PROBLEM STATEMENT: Below are entries. Give back exactly the lines from the one containing "Clone this chart in matplotlib." through the one containing "txt = '#222222'", inclusive, without the pictures.

THE INPUT:

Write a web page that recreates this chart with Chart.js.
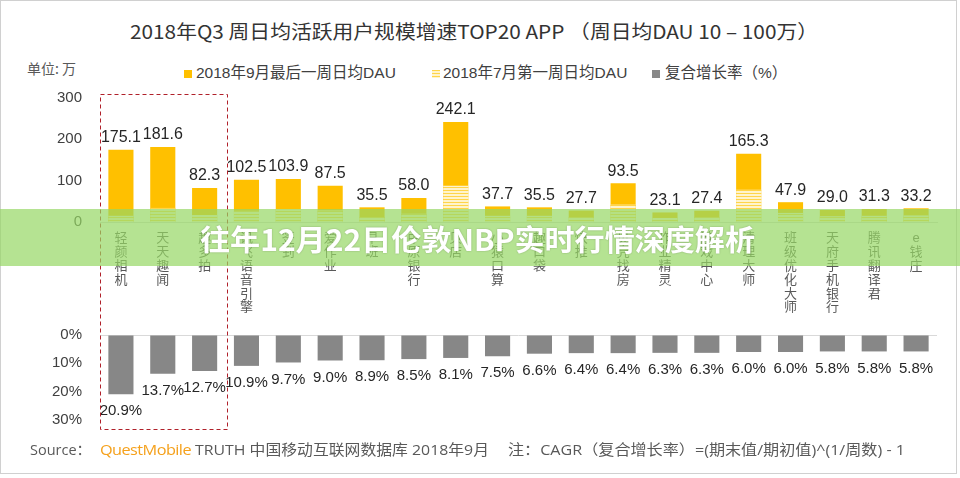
* * *
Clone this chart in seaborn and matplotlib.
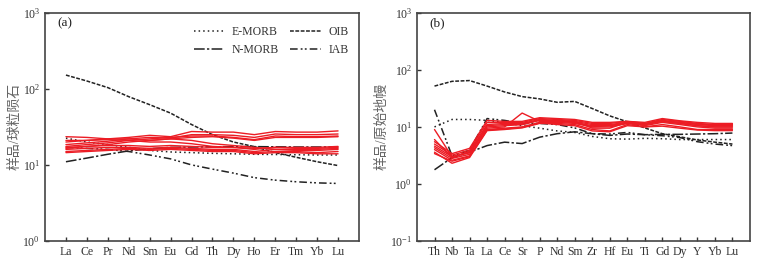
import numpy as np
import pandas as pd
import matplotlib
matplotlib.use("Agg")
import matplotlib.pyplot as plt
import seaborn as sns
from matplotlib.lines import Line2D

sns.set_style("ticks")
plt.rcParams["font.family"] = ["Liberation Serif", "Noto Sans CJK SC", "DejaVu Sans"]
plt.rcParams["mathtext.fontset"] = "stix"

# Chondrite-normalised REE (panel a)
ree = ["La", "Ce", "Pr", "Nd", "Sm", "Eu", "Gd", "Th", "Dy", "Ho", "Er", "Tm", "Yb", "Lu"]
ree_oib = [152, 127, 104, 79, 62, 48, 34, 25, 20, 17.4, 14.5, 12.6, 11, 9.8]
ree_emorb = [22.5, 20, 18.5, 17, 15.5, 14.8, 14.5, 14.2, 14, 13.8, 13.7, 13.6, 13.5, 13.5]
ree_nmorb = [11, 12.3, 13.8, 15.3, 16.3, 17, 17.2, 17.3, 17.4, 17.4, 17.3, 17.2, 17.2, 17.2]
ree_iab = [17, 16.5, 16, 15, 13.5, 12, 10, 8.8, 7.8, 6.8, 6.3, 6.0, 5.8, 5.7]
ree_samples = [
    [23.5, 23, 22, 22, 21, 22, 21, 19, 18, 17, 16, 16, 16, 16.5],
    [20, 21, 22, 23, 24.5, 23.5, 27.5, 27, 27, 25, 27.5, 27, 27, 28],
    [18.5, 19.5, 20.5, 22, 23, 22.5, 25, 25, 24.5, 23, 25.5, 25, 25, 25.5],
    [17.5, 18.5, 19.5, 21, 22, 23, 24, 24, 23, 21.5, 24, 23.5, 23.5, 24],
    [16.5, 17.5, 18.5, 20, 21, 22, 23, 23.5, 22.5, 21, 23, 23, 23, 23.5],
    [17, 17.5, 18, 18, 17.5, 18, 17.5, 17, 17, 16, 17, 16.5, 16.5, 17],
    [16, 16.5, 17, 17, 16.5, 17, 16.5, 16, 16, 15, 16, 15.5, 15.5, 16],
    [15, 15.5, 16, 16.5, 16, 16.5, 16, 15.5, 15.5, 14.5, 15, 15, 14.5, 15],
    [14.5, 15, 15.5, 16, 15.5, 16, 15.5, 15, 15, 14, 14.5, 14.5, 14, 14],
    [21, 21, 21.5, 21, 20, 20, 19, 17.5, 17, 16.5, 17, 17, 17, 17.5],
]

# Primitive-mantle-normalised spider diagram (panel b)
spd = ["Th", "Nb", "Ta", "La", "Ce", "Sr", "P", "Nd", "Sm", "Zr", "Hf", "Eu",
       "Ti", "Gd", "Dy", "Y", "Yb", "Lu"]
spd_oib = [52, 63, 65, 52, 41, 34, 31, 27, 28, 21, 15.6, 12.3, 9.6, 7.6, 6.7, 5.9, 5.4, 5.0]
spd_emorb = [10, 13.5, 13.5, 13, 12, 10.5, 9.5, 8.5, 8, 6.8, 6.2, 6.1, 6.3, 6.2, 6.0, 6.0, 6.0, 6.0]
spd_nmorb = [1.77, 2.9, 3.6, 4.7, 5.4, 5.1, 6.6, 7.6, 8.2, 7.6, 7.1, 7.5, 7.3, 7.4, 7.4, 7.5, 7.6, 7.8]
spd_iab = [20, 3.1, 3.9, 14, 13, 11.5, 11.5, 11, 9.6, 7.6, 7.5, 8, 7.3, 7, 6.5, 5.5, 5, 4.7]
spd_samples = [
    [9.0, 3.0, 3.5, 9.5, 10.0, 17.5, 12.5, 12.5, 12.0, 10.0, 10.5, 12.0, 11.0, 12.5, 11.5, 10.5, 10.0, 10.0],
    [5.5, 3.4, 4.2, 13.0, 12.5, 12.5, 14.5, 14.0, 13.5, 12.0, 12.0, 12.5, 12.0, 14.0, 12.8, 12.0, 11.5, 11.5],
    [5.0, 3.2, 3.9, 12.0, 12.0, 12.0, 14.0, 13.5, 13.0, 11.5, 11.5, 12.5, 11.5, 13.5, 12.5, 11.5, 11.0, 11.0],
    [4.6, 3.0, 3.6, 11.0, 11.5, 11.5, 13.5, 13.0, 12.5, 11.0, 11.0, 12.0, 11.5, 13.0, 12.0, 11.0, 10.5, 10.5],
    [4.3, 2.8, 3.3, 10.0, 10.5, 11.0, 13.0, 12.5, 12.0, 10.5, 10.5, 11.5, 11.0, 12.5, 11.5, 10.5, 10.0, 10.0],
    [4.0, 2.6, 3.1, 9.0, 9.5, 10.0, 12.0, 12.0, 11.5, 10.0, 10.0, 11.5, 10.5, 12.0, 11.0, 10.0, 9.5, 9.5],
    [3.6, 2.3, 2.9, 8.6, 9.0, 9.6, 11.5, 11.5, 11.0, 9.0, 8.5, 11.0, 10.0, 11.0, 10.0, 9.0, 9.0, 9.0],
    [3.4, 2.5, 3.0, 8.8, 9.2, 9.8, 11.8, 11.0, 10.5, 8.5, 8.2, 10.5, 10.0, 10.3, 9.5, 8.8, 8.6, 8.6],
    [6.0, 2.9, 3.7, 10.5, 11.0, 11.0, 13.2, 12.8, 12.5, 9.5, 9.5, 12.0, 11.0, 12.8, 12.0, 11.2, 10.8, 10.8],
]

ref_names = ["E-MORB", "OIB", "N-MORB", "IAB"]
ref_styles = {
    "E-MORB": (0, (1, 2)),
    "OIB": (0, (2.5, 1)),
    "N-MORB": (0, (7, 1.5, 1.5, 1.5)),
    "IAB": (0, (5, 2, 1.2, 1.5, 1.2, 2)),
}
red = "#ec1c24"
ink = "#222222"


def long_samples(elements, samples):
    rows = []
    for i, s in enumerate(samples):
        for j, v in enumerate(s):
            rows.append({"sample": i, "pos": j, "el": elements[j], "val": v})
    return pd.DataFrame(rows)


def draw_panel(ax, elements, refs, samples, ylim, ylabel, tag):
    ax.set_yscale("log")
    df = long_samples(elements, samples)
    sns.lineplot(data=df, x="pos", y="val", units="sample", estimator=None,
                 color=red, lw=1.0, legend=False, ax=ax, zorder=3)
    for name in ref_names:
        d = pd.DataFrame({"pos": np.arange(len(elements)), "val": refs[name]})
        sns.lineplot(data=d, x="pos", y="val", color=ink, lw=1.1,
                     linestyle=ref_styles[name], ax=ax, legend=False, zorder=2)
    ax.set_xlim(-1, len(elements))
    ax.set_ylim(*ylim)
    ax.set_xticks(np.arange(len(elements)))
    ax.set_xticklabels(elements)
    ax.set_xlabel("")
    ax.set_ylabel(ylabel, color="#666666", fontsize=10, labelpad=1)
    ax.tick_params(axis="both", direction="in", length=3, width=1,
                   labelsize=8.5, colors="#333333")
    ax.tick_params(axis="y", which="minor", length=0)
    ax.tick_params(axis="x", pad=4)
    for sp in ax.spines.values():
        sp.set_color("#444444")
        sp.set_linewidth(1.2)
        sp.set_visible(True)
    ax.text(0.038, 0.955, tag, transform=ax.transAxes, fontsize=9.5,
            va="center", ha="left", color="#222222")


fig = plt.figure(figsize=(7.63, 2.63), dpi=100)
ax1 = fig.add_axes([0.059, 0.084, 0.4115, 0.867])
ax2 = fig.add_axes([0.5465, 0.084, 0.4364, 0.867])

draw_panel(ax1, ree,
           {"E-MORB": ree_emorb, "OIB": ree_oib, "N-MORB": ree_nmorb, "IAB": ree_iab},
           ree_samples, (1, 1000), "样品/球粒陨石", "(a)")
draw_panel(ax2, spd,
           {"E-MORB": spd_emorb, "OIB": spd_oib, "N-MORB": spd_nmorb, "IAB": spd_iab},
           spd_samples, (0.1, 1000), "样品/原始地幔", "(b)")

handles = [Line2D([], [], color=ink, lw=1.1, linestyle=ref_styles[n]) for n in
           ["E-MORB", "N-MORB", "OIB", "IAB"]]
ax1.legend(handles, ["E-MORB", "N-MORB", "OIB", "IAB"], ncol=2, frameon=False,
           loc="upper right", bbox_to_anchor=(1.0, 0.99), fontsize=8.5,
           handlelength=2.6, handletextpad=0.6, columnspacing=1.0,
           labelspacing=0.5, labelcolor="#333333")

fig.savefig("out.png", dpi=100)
...
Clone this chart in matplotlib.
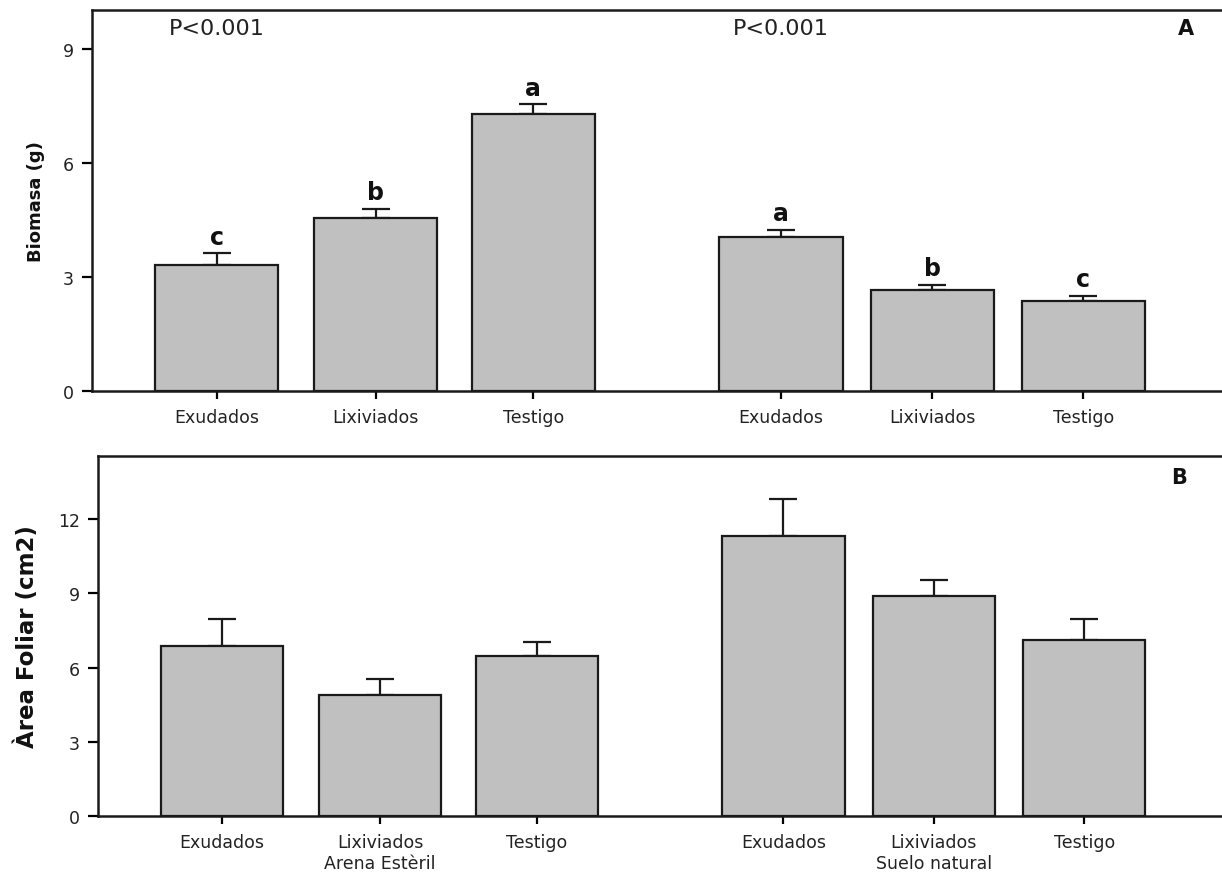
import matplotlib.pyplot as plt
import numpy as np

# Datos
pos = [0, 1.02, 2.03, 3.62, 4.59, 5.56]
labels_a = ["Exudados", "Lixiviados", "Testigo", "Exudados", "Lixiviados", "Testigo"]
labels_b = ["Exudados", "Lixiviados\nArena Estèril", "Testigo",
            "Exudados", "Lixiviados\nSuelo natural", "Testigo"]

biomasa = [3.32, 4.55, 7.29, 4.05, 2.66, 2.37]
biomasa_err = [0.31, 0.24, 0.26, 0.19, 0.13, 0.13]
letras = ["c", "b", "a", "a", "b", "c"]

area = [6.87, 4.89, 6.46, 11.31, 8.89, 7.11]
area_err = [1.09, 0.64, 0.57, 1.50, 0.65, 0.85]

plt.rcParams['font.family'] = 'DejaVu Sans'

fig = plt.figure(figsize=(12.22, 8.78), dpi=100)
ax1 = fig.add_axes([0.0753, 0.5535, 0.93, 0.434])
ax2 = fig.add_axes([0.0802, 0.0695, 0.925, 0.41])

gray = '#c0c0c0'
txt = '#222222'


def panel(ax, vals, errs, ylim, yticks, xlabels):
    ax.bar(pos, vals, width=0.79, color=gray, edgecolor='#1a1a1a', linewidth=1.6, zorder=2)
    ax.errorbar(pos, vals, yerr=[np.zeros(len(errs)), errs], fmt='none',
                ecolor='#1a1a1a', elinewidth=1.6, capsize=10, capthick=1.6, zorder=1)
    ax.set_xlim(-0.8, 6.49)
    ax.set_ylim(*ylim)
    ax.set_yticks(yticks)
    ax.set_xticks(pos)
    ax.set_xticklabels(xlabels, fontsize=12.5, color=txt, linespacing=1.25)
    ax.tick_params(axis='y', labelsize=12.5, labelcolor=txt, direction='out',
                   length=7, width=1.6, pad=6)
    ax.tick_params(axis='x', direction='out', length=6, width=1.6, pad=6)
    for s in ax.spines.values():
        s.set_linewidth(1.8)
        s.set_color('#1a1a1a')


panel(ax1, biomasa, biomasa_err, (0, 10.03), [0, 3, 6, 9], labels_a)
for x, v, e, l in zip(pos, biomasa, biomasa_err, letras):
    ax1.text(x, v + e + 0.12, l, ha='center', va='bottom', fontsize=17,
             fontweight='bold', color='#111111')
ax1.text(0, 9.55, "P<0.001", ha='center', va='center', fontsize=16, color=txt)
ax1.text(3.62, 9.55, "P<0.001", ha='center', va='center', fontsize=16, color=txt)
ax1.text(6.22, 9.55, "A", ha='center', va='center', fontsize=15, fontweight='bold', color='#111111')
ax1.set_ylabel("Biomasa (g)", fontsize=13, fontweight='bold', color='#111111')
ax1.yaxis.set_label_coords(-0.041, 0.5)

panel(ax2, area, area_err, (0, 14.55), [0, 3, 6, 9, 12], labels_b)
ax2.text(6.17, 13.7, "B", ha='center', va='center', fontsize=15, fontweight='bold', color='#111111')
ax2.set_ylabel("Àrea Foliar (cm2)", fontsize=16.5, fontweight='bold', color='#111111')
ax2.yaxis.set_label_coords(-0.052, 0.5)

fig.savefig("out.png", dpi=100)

TASK SOLUTION:
Clone this chart in matplotlib.
import matplotlib.pyplot as plt
import numpy as np

# Datos
pos = [0, 1.02, 2.03, 3.62, 4.59, 5.56]
labels_a = ["Exudados", "Lixiviados", "Testigo", "Exudados", "Lixiviados", "Testigo"]
labels_b = ["Exudados", "Lixiviados\nArena Estèril", "Testigo",
            "Exudados", "Lixiviados\nSuelo natural", "Testigo"]

biomasa = [3.32, 4.55, 7.29, 4.05, 2.66, 2.37]
biomasa_err = [0.31, 0.24, 0.26, 0.19, 0.13, 0.13]
letras = ["c", "b", "a", "a", "b", "c"]

area = [6.87, 4.89, 6.46, 11.31, 8.89, 7.11]
area_err = [1.09, 0.64, 0.57, 1.50, 0.65, 0.85]

plt.rcParams['font.family'] = 'DejaVu Sans'

fig = plt.figure(figsize=(12.22, 8.78), dpi=100)
ax1 = fig.add_axes([0.0753, 0.5535, 0.93, 0.434])
ax2 = fig.add_axes([0.0802, 0.0695, 0.925, 0.41])

gray = '#c0c0c0'
txt = '#222222'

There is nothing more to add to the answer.